┌─ Recorded information

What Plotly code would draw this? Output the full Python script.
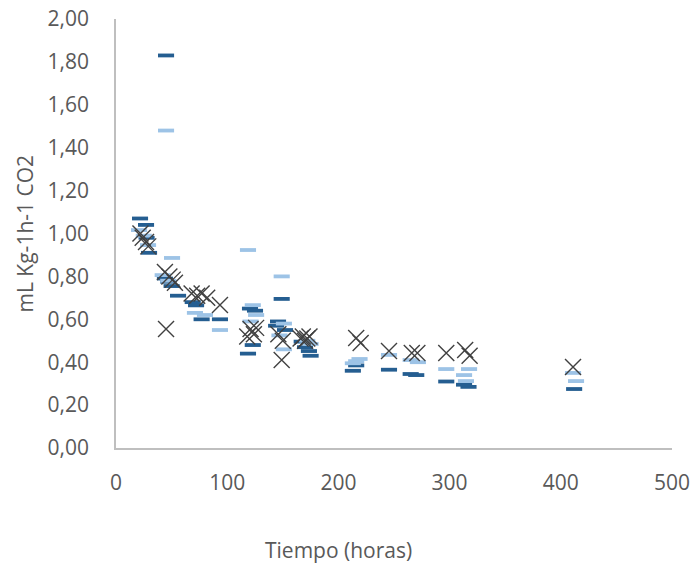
import plotly.graph_objects as go

# Respiration rate (mL CO2 per kg per hour) over storage time, three sample sets
dark_x = [21.6, 27, 27.5, 29.7, 45, 44, 47, 50, 55.8, 69, 72, 77, 93.5,
          118.7, 120.5, 125, 123, 145.7, 144, 149, 152, 167, 170, 173.5, 175,
          213, 216, 245.5, 265, 270, 297, 313, 317, 412]
dark_y = [1.07, 1.04, 0.98, 0.91, 1.83, 0.79, 0.775, 0.755, 0.71, 0.68, 0.665, 0.60, 0.60,
          0.44, 0.65, 0.64, 0.48, 0.59, 0.57, 0.695, 0.55, 0.496, 0.47, 0.452, 0.43,
          0.36, 0.385, 0.365, 0.345, 0.34, 0.31, 0.295, 0.285, 0.275]

light_x = [20.7, 25, 28.8, 45, 50.4, 42, 47, 71, 80, 93.5,
           118.7, 123, 126, 121, 149, 151, 147, 151, 172, 175,
           213, 216, 219, 245.5, 265, 271.5, 297, 317.5, 313, 314.7, 411, 413.7]
light_y = [1.016, 0.99, 0.946, 1.48, 0.886, 0.806, 0.78, 0.63, 0.62, 0.55,
           0.923, 0.666, 0.62, 0.59, 0.80, 0.58, 0.525, 0.46, 0.50, 0.485,
           0.395, 0.405, 0.415, 0.434, 0.41, 0.40, 0.368, 0.368, 0.34, 0.312, 0.35, 0.312]

cross_x = [22, 24, 27, 29, 44, 45, 48, 51, 53, 68, 73, 77, 82, 93.5,
           118, 121, 124, 126, 146, 149, 150, 166, 168, 170, 172, 174,
           216, 220, 245.5, 266, 271, 297, 314, 318, 411]
cross_y = [1.00, 0.98, 0.96, 0.94, 0.82, 0.555, 0.80, 0.785, 0.77, 0.72, 0.71, 0.72, 0.70, 0.667,
           0.52, 0.555, 0.53, 0.56, 0.53, 0.41, 0.50, 0.51, 0.52, 0.50, 0.51, 0.52,
           0.513, 0.49, 0.452, 0.443, 0.443, 0.443, 0.457, 0.43, 0.378]

x_ticks = [0, 100, 200, 300, 400, 500]
y_ticks = [0, 0.2, 0.4, 0.6, 0.8, 1.0, 1.2, 1.4, 1.6, 1.8, 2.0]

DARK = "#255E91"
LIGHT = "#9DC3E6"
CROSS = "#404040"
TEXT = "#595959"
FONT = "Open Sans"

fig = go.Figure()
fig.add_trace(go.Scatter(
    x=dark_x, y=dark_y, mode="markers",
    marker=dict(symbol="line-ew", size=11.5, color=DARK,
                line=dict(color=DARK, width=3.8)),
))
fig.add_trace(go.Scatter(
    x=light_x, y=light_y, mode="markers",
    marker=dict(symbol="line-ew", size=11.5, color=LIGHT,
                line=dict(color=LIGHT, width=3.8)),
))
fig.add_trace(go.Scatter(
    x=cross_x, y=cross_y, mode="markers",
    marker=dict(symbol="x-thin", size=16, color=CROSS,
                line=dict(color=CROSS, width=1.4)),
))

fig.update_layout(
    width=698, height=569,
    margin=dict(l=116, r=26, t=19, b=121),
    paper_bgcolor="white", plot_bgcolor="white",
    showlegend=False,
    separators=",.",
    font=dict(family=FONT, color=TEXT, size=20),
    xaxis=dict(
        range=[0, 500], tickvals=x_ticks, showgrid=False, zeroline=False,
        automargin=False,
        showline=True, linecolor="#BFBFBF", linewidth=1.5,
        ticks="", ticklabelstandoff=15,
        tickfont=dict(family=FONT, color=TEXT, size=21),
    ),
    yaxis=dict(
        range=[0, 2.0], tickvals=y_ticks, tickformat=".2f",
        showgrid=False, zeroline=False,
        automargin=False,
        showline=True, linecolor="#BFBFBF", linewidth=1.5,
        ticks="", ticklabelstandoff=21,
        tickfont=dict(family=FONT, color=TEXT, size=21),
    ),
    annotations=[
        dict(text="Tiempo (horas)", xref="paper", yref="paper",
             x=(338 - 116) / 556, y=(448 - 550) / 429,
             xanchor="center", yanchor="middle", showarrow=False,
             font=dict(family=FONT, color=TEXT, size=21)),
        dict(text="mL Kg-1h-1 CO2", xref="paper", yref="paper",
             x=(24 - 116) / 556, y=0.5, textangle=-90,
             xanchor="center", yanchor="middle", showarrow=False,
             font=dict(family=FONT, color=TEXT, size=21)),
    ],
)

fig.write_html("out.html")
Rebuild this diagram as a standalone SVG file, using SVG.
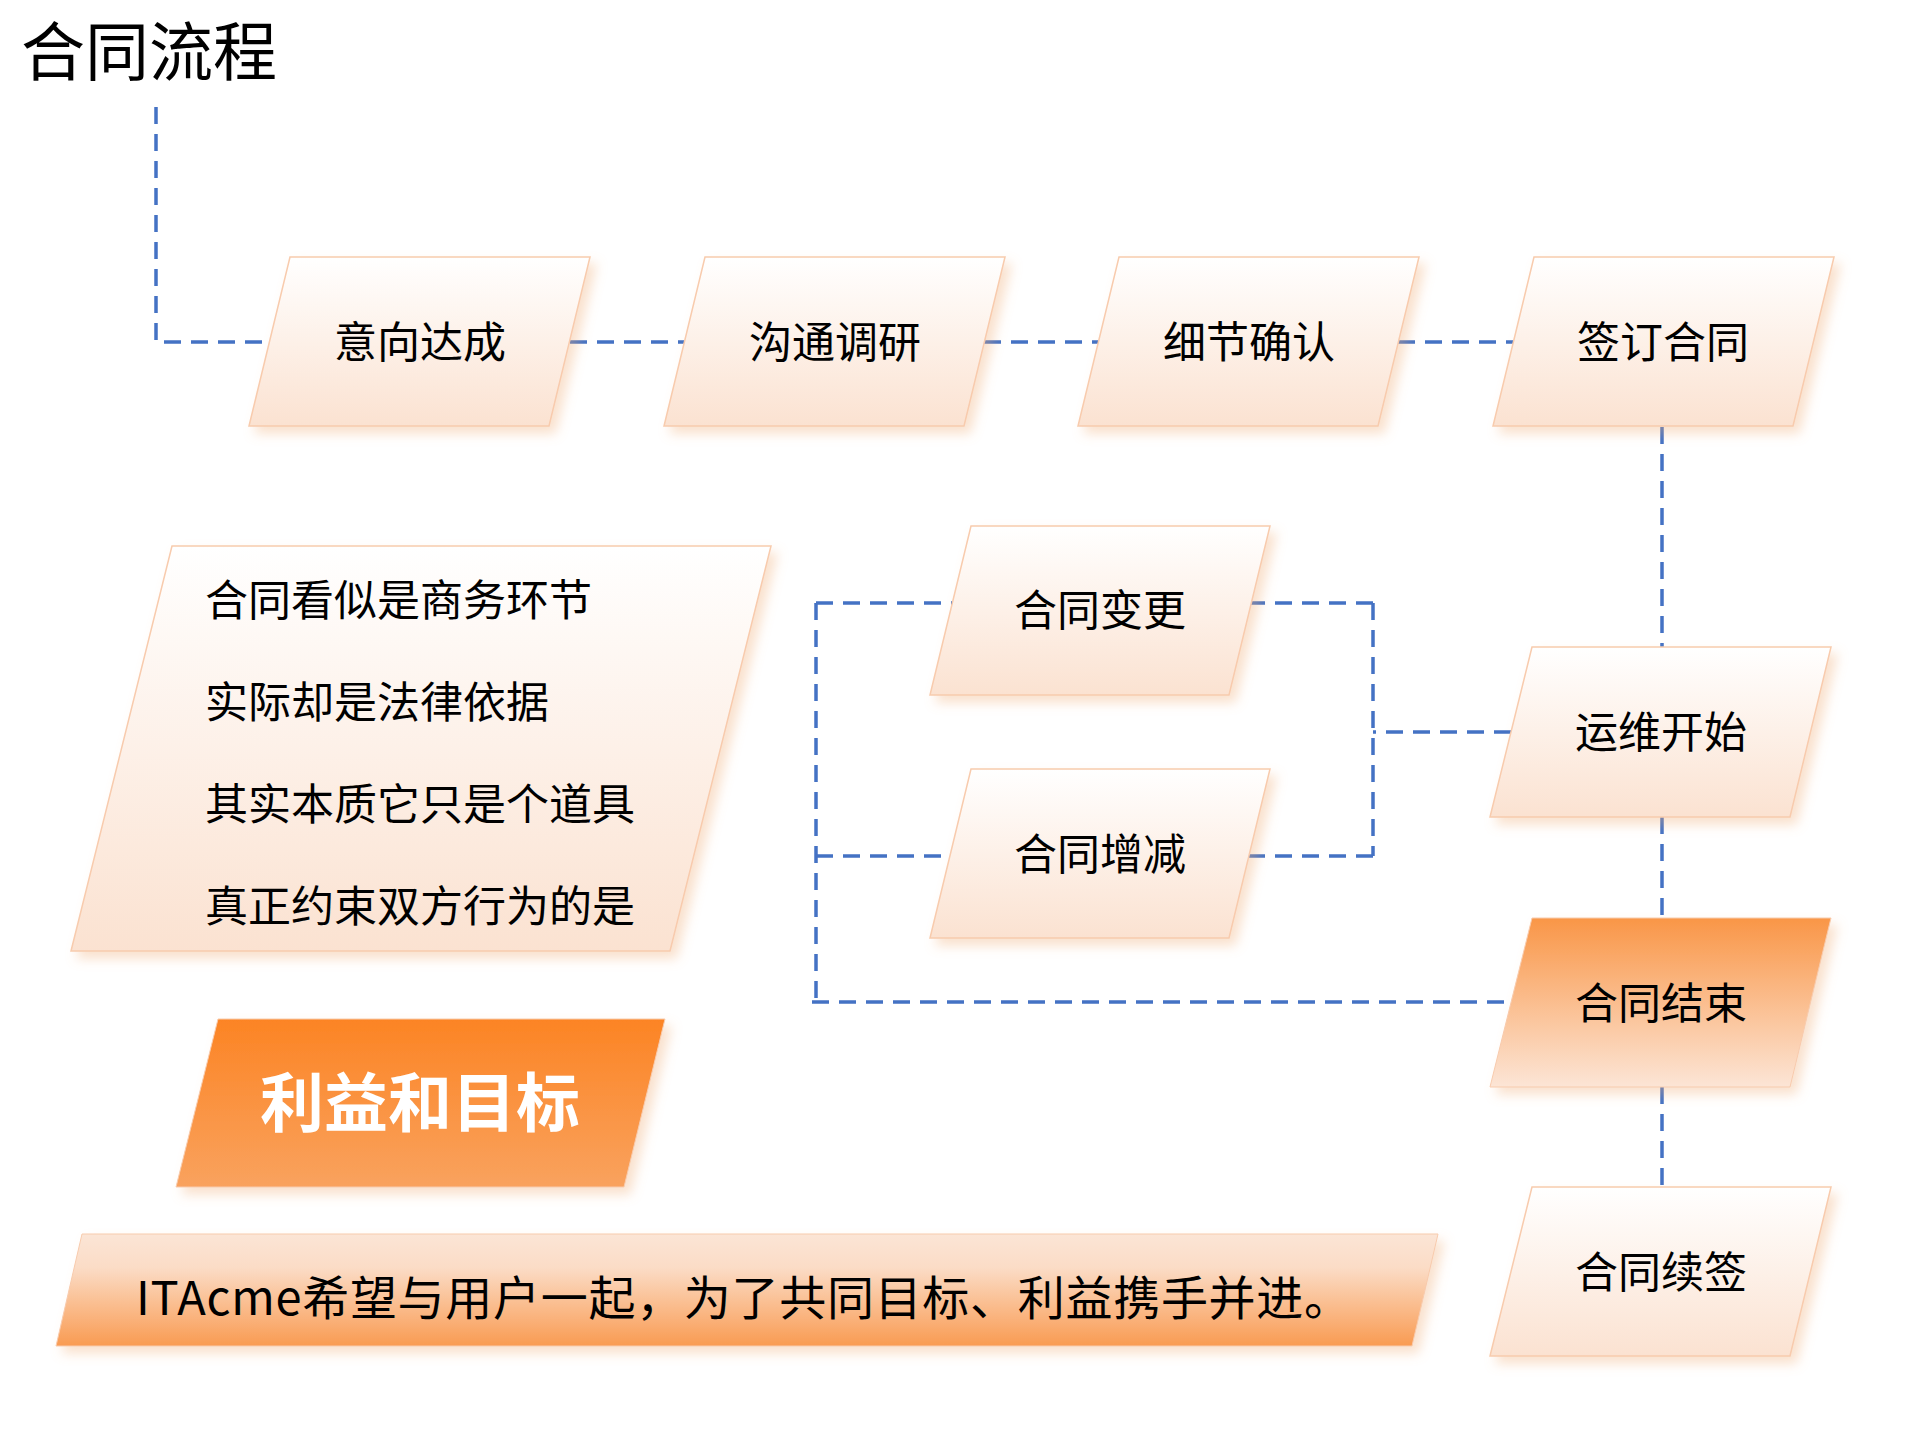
<svg xmlns="http://www.w3.org/2000/svg" width="1920" height="1440" viewBox="0 0 1920 1440">
<defs>
<linearGradient id="gLight" x1="0" y1="0" x2="0" y2="1">
<stop offset="0" stop-color="#FFFFFF"/>
<stop offset="1" stop-color="#FBE2D1"/>
</linearGradient>
<linearGradient id="gOrange" x1="0" y1="0" x2="0" y2="1">
<stop offset="0" stop-color="#FC8424"/>
<stop offset="1" stop-color="#F9A25E"/>
</linearGradient>
<linearGradient id="gEnd" x1="0" y1="0" x2="0" y2="1">
<stop offset="0" stop-color="#F99647"/>
<stop offset="1" stop-color="#FCE5D6"/>
</linearGradient>
<linearGradient id="gBanner" x1="0" y1="0" x2="0" y2="1">
<stop offset="0" stop-color="#FBE5D6"/>
<stop offset="0.3" stop-color="#FBDCC6"/>
<stop offset="1" stop-color="#F99B52"/>
</linearGradient>
<filter id="sh" x="-20%" y="-20%" width="140%" height="150%">
<feDropShadow dx="6" dy="7" stdDeviation="6" flood-color="#F0A870" flood-opacity="0.35"/>
</filter>
</defs>
<style>
.conn { fill: none; stroke: #4472C4; stroke-width: 3.5; stroke-dasharray: 17 10; }
.light { fill: url(#gLight); stroke: #F8CBAD; stroke-width: 1.5; filter: url(#sh); }
.orange { fill: url(#gOrange); stroke: #F8CBAD; stroke-width: 1; filter: url(#sh); }
.end { fill: url(#gEnd); stroke: #F8CBAD; stroke-width: 1; filter: url(#sh); }
.banner { fill: url(#gBanner); stroke: #F8CBAD; stroke-width: 1; filter: url(#sh); }
.lbl { font-family: "Noto Sans CJK SC", "Noto Sans", sans-serif; font-size: 43px; fill: #000; text-anchor: middle; }
.body { font-family: "Noto Sans CJK SC", "Noto Sans", sans-serif; font-size: 43px; fill: #000; }
.ban { font-family: "Noto Sans CJK SC", "Noto Sans", sans-serif; font-size: 47px; fill: #000; }
.title { font-family: "Noto Sans CJK SC", "Noto Sans", sans-serif; font-size: 64px; fill: #000; }
.big { font-family: "Noto Sans CJK SC", "Noto Sans", sans-serif; font-size: 64px; font-weight: bold; fill: #FFFFFF; text-anchor: middle; }
</style>
<rect width="1920" height="1440" fill="#FFFFFF"/>
<text class="title" x="21" y="75">合同流程</text>

<g id="connectors">
<path class="conn" d="M156,107 V342 H270"/>
<path class="conn" d="M570,342 H685"/>
<path class="conn" d="M984,342 H1099"/>
<path class="conn" d="M1398,342 H1513"/>
<path class="conn" d="M1662,427 V647"/>
<path class="conn" d="M1662,817 V918"/>
<path class="conn" d="M1662,1087 V1187"/>
<path class="conn" d="M1511,732 H1373"/>
<path class="conn" d="M1373,603 V856"/>
<path class="conn" d="M1373,603 H1251"/>
<path class="conn" d="M1373,856 H1249"/>
<path class="conn" d="M816,603 V1006"/>
<path class="conn" d="M816,603 H952"/>
<path class="conn" d="M816,856 H950"/>
<path class="conn" d="M812,1002 H1512"/>
</g>

<g id="n1">
<polygon class="light" points="290,257 590,257 549,426 249,426"/>
<text class="lbl" x="420" y="358">意向达成</text>
</g>
<g id="n2">
<polygon class="light" points="705,257 1005,257 964,426 664,426"/>
<text class="lbl" x="835" y="358">沟通调研</text>
</g>
<g id="n3">
<polygon class="light" points="1119,257 1419,257 1378,426 1078,426"/>
<text class="lbl" x="1249" y="358">细节确认</text>
</g>
<g id="n4">
<polygon class="light" points="1534,257 1834,257 1793,426 1493,426"/>
<text class="lbl" x="1663" y="358">签订合同</text>
</g>
<g id="n5">
<polygon class="light" points="1532,647 1831,647 1790,817 1490,817"/>
<text class="lbl" x="1661" y="748">运维开始</text>
</g>
<g id="n6">
<polygon class="light" points="971,526 1270,526 1229,695 930,695"/>
<text class="lbl" x="1100" y="626">合同变更</text>
</g>
<g id="n7">
<polygon class="light" points="971,769 1270,769 1229,938 930,938"/>
<text class="lbl" x="1100" y="870">合同增减</text>
</g>
<g id="n8">
<polygon class="end" points="1532,918 1831,918 1790,1087 1490,1087"/>
<text class="lbl" x="1661" y="1019">合同结束</text>
</g>
<g id="n9">
<polygon class="light" points="1532,1187 1831,1187 1790,1356 1490,1356"/>
<text class="lbl" x="1661" y="1288">合同续签</text>
</g>

<g id="textbox">
<polygon class="light" points="172,546 771,546 670,951 71,951"/>
<text class="body" x="205" y="616">合同看似是商务环节</text>
<text class="body" x="205" y="718">实际却是法律依据</text>
<text class="body" x="205" y="820">其实本质它只是个道具</text>
<text class="body" x="205" y="922">真正约束双方行为的是</text>
</g>

<g id="goal">
<polygon class="orange" points="218,1019 665,1019 624,1187 176,1187"/>
<text class="big" x="420" y="1126">利益和目标</text>
</g>

<g id="banner">
<polygon class="banner" points="82,1234 1438,1234 1412,1346 56,1346"/>
<text class="ban" x="136" y="1315" textLength="1215" lengthAdjust="spacing">ITAcme希望与用户一起，为了共同目标、利益携手并进。</text>
</g>
</svg>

└─

**Prompt:**
Emit the lines of the material exactly, from its first line to the line containing "import plotly.graph_objects as go", inclusive; leave every picture out.

**Task answer:**
What Plotly code would draw this? Output the full Python script.
import plotly.graph_objects as go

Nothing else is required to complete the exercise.